Objects as History Week 5: Assignment

For week 5 we have been given an assignment to look at the swastika in objects from different cultures and give our opinions about the importance of this symbol on these objects. Learning about a symbol of this importance in so many different cultures shows how one thing can mean so much to people in different ways.

I started by researching about swastika and what it meant. It is derived from the Sanskrit “svastika” which refers to “well-being” and “good luck”. Swastika has many other meanings and religious beliefs attached to it. It’s origin happened thousands of years ago in different civilizations.

This is a tomb of Bishop
Huyshe Wolcott Yeatman-Biggs who died in 1922. He was an influential Church of England clergyman who served as the only Bishop of Southwark to be a suffragan bishop (in the Diocese of Rochester). On the band around his mitre are three distinct swastikas. The tomb of a Bishop of Coventry has a ‘relief’ of him over the grave. His Mitre (Bishop’s hat) has a band decorated with Swastikas. According to me the importance of this symbol on the tomb could be for his soul to rest in piece in a positive manner. It could also be there to show how great he was and people think of his well being.

The use of the swastika as an African symbol is an established tradition that still flourishes today amongst the Akan or Ashanti people of western Africa. The swastika is also one of the Akan people’s famous Adinkra symbols. According to me the importance of the symbol could be for a sign of good luck when you give them to someone and it could be auspicious for the people.

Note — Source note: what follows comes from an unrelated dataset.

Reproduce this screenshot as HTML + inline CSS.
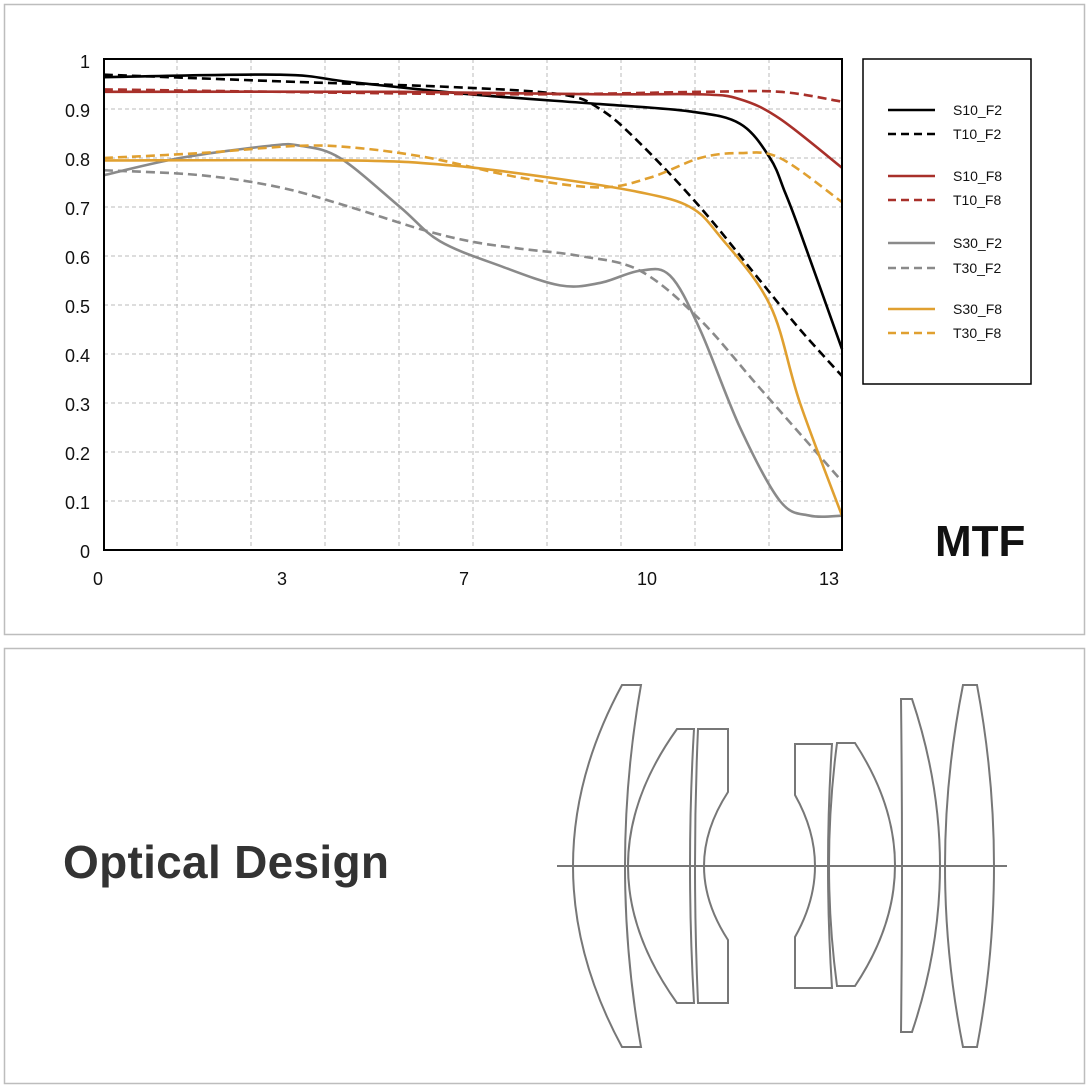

This is a red, white and black swastika design outside the barriers to the District Line service at the Upminster Bridge tube station in Hornchurch, east London. According to me the importance of this could be to have a positive atmosphere. Generally Hindus make swastika on their main doors for luck, positivity and to make it auspicious. The importance of the symbol being used here could be similar.

Overall, swastika has had a very positive and auspicious importance in different cultures except when Hitler used it as a sign of pure evil. The importance and beliefs with swastika changed from time to time and culture to culture.